-- start of EXTRACTED MATERIAL --

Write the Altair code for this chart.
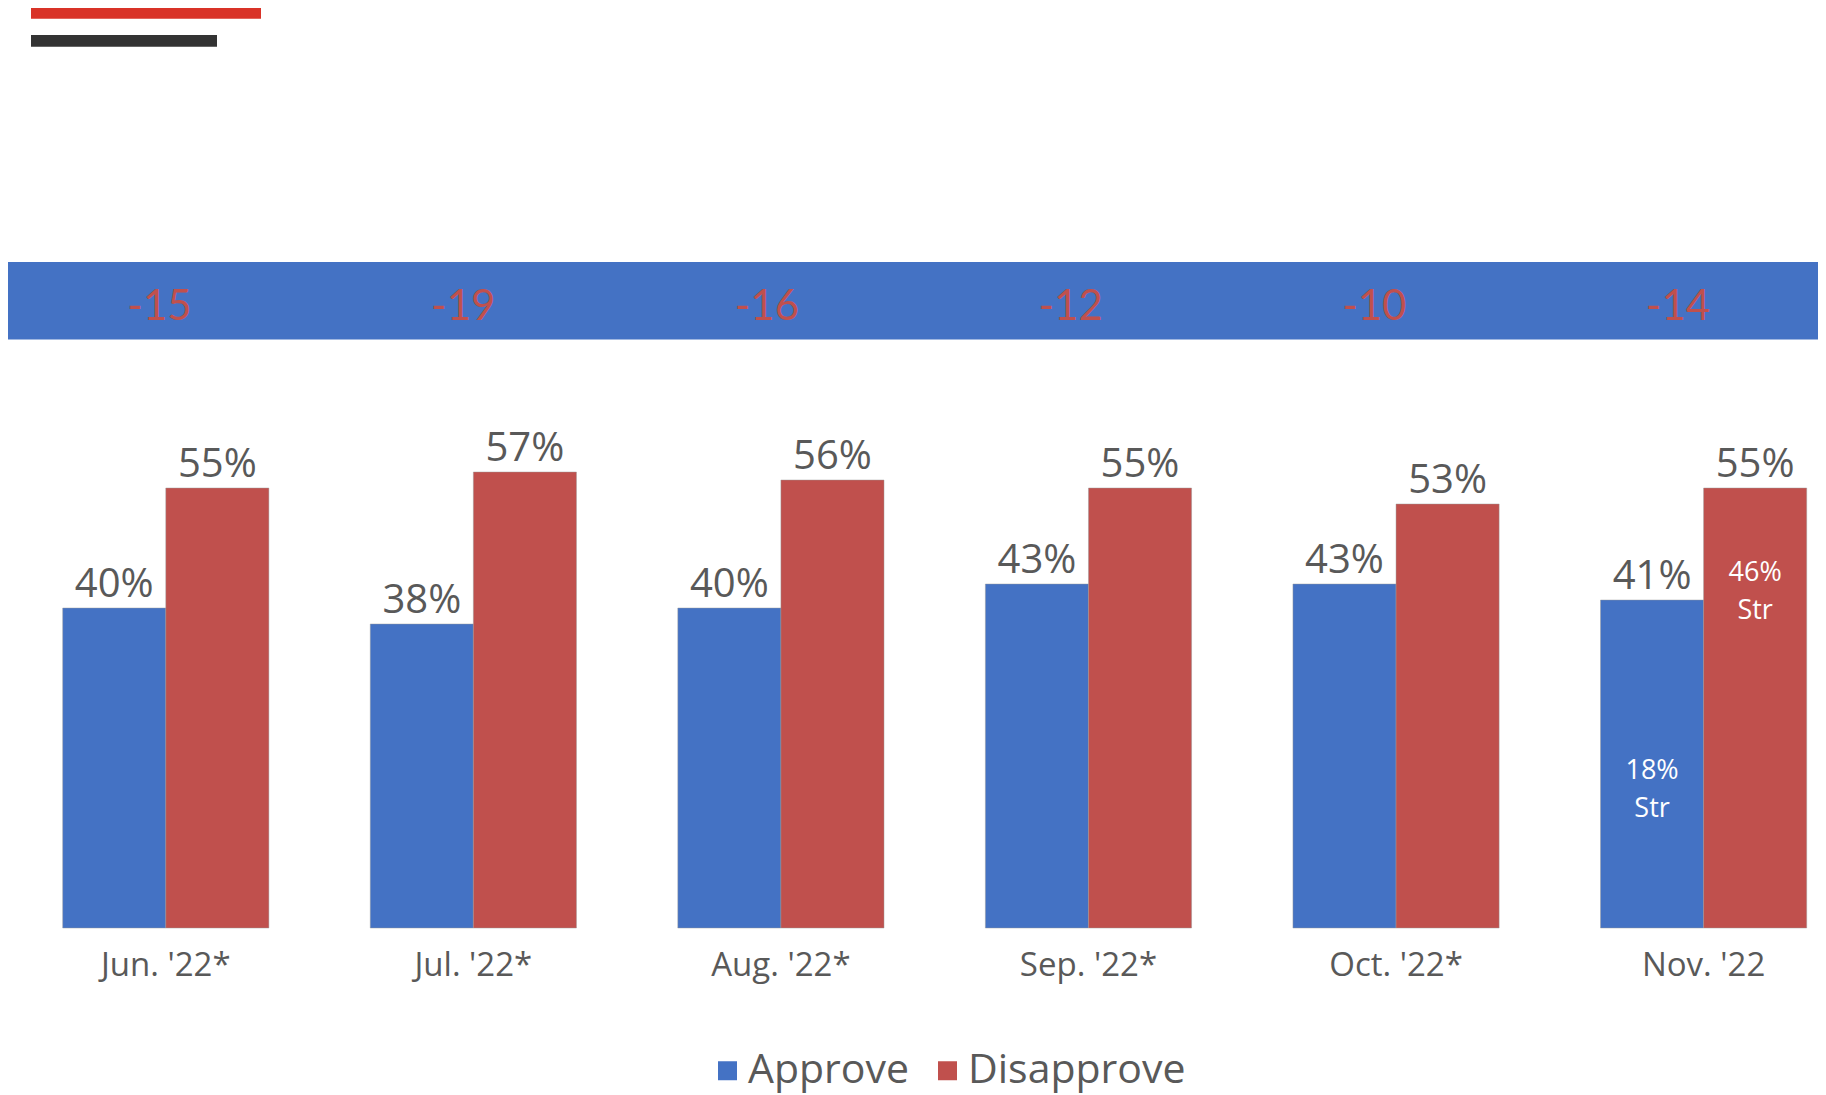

-- end of EXTRACTED MATERIAL --
-- start of EXTRACTED MATERIAL --

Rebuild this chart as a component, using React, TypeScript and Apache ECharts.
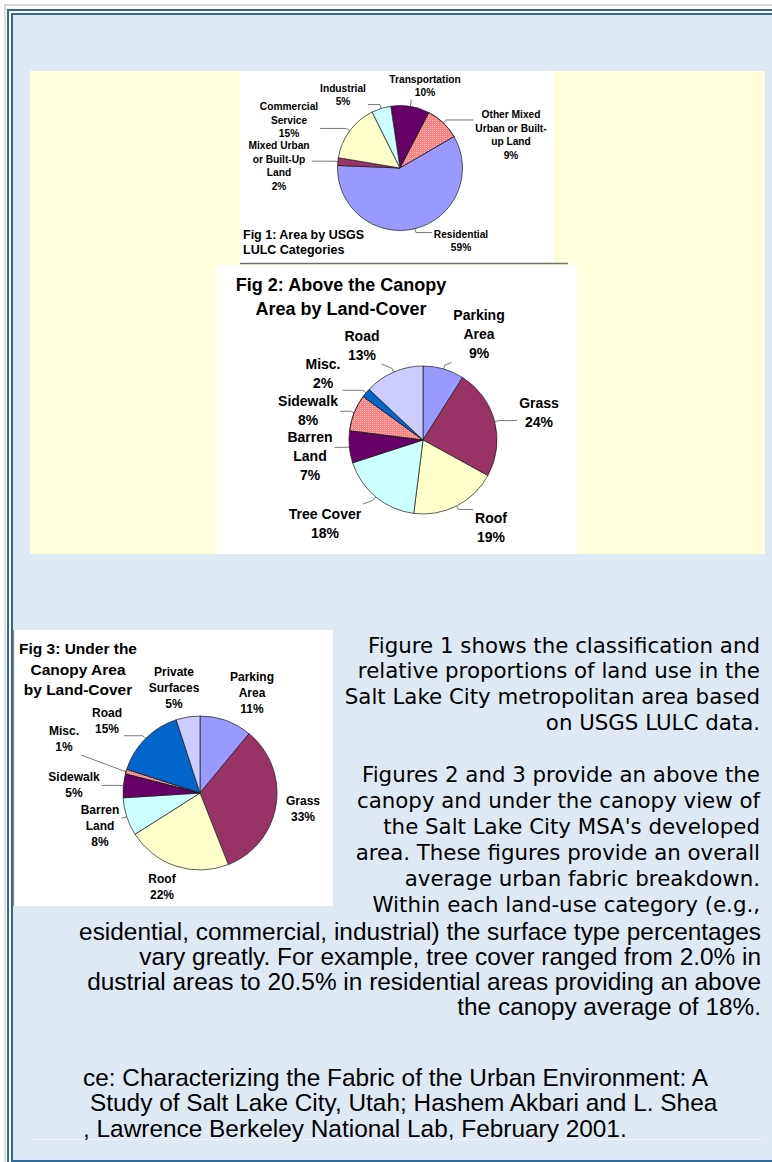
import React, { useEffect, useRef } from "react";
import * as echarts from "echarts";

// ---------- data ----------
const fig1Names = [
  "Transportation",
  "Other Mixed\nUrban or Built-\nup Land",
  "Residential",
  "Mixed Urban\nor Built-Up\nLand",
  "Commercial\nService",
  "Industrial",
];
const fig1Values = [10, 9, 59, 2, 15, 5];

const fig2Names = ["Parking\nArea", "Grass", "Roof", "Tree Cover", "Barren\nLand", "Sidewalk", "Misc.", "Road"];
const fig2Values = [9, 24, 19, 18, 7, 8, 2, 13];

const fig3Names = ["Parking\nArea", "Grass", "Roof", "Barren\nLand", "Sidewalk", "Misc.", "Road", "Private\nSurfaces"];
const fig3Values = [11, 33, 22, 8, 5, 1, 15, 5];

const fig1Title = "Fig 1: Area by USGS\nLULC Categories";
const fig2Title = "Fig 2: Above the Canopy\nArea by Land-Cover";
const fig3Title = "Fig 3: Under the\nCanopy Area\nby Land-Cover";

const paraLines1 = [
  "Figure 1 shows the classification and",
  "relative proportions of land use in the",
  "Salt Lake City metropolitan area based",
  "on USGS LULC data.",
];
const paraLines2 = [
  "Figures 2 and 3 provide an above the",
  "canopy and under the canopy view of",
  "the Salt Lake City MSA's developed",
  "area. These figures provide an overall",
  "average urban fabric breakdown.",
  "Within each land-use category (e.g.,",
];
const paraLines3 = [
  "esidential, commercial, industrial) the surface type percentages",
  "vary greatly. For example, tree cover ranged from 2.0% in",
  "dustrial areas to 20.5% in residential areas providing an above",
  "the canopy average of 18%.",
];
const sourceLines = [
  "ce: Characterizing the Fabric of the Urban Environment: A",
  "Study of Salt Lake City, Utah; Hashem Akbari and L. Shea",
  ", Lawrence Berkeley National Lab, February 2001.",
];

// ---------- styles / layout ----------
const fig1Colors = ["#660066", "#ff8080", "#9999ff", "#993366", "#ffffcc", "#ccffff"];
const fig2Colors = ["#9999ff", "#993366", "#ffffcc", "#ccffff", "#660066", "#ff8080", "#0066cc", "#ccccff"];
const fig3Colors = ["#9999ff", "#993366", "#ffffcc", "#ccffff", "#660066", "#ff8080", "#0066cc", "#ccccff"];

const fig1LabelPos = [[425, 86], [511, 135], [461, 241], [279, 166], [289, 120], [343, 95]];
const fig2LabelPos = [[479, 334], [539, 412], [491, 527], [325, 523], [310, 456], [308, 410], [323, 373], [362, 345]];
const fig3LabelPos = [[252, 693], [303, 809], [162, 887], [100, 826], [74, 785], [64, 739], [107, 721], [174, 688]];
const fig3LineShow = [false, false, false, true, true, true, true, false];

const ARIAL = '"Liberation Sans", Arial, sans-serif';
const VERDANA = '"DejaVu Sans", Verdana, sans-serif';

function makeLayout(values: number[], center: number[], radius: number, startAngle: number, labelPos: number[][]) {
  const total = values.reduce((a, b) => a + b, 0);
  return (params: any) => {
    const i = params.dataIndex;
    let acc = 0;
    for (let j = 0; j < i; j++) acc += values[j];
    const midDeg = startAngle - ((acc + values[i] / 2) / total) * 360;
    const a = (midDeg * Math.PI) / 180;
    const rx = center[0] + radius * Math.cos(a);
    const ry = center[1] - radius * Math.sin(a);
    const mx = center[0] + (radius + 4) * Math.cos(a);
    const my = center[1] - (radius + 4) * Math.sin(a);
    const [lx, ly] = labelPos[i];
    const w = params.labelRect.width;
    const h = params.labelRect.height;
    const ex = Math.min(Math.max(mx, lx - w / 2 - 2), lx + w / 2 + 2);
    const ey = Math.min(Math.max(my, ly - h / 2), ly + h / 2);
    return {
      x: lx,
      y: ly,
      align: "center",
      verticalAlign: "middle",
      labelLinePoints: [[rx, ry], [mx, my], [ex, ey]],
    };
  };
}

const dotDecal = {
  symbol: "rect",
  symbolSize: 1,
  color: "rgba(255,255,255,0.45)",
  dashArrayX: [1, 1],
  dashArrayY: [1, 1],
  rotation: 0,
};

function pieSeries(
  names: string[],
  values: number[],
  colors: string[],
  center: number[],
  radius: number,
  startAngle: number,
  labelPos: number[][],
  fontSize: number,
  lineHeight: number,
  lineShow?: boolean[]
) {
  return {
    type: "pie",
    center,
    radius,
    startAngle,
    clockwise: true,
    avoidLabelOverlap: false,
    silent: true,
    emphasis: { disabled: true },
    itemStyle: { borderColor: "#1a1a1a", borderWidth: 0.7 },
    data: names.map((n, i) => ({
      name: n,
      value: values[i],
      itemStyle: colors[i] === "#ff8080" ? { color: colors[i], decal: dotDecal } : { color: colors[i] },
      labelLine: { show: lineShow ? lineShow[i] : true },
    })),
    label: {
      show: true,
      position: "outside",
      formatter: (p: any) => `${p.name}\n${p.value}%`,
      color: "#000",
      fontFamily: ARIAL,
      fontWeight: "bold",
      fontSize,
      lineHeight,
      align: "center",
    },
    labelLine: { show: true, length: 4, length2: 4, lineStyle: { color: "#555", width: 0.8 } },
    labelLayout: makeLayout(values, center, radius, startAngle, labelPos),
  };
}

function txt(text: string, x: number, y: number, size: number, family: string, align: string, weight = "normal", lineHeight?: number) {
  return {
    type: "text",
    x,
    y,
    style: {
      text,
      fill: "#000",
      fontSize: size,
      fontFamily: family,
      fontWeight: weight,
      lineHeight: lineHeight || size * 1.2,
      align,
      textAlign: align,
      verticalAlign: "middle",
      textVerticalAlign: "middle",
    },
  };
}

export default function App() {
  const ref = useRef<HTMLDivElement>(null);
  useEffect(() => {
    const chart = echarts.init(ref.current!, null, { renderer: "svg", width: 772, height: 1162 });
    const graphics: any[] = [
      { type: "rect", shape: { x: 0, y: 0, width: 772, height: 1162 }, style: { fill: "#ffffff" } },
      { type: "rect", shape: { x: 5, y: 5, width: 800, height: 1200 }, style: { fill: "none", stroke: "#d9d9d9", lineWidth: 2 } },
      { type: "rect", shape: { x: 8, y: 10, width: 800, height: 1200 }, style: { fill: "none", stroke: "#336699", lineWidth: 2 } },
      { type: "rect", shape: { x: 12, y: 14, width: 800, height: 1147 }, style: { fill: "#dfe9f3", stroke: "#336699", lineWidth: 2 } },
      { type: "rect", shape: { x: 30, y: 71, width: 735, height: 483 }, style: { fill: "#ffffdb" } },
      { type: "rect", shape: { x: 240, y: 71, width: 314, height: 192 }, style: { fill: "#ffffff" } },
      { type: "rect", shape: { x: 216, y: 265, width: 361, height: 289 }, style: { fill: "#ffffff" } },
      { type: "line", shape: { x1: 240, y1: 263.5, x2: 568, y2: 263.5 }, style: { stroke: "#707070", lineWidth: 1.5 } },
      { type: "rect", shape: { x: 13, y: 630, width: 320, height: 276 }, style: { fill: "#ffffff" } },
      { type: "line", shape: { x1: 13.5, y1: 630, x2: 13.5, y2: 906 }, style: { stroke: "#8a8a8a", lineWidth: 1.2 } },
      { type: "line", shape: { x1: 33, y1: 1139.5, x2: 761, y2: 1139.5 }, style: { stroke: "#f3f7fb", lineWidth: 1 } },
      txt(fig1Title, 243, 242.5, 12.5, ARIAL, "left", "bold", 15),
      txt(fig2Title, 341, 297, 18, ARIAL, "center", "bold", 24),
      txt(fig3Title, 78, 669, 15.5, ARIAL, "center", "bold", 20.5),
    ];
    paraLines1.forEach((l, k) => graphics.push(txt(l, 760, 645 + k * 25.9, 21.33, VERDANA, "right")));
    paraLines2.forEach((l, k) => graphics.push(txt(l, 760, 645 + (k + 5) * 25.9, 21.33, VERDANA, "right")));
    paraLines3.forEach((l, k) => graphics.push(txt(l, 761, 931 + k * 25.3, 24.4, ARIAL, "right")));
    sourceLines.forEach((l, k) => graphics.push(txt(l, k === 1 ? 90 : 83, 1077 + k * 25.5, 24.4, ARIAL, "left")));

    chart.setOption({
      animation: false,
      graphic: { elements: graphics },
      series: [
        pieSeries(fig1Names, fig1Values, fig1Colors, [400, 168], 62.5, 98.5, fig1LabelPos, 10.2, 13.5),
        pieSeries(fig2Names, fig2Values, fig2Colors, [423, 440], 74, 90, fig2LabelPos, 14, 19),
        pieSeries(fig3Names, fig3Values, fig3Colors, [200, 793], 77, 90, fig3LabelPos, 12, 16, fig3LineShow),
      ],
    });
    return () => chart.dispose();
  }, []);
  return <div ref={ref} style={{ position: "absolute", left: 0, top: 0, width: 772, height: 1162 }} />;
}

-- end of EXTRACTED MATERIAL --

» **WHAT TO WORK ON**: Write out the lines beginning with the one that contains "Rebuild this chart" and ending with the one that contains "const fig3Values = [11, 33, 22, 8, 5, 1, 15, 5];", exactly as given. Leave pictures out.

» **RESULT OF THE EXERCISE**:
Rebuild this chart as a component, using React, TypeScript and Apache ECharts.
import React, { useEffect, useRef } from "react";
import * as echarts from "echarts";

// ---------- data ----------
const fig1Names = [
  "Transportation",
  "Other Mixed\nUrban or Built-\nup Land",
  "Residential",
  "Mixed Urban\nor Built-Up\nLand",
  "Commercial\nService",
  "Industrial",
];
const fig1Values = [10, 9, 59, 2, 15, 5];

const fig2Names = ["Parking\nArea", "Grass", "Roof", "Tree Cover", "Barren\nLand", "Sidewalk", "Misc.", "Road"];
const fig2Values = [9, 24, 19, 18, 7, 8, 2, 13];

const fig3Names = ["Parking\nArea", "Grass", "Roof", "Barren\nLand", "Sidewalk", "Misc.", "Road", "Private\nSurfaces"];
const fig3Values = [11, 33, 22, 8, 5, 1, 15, 5];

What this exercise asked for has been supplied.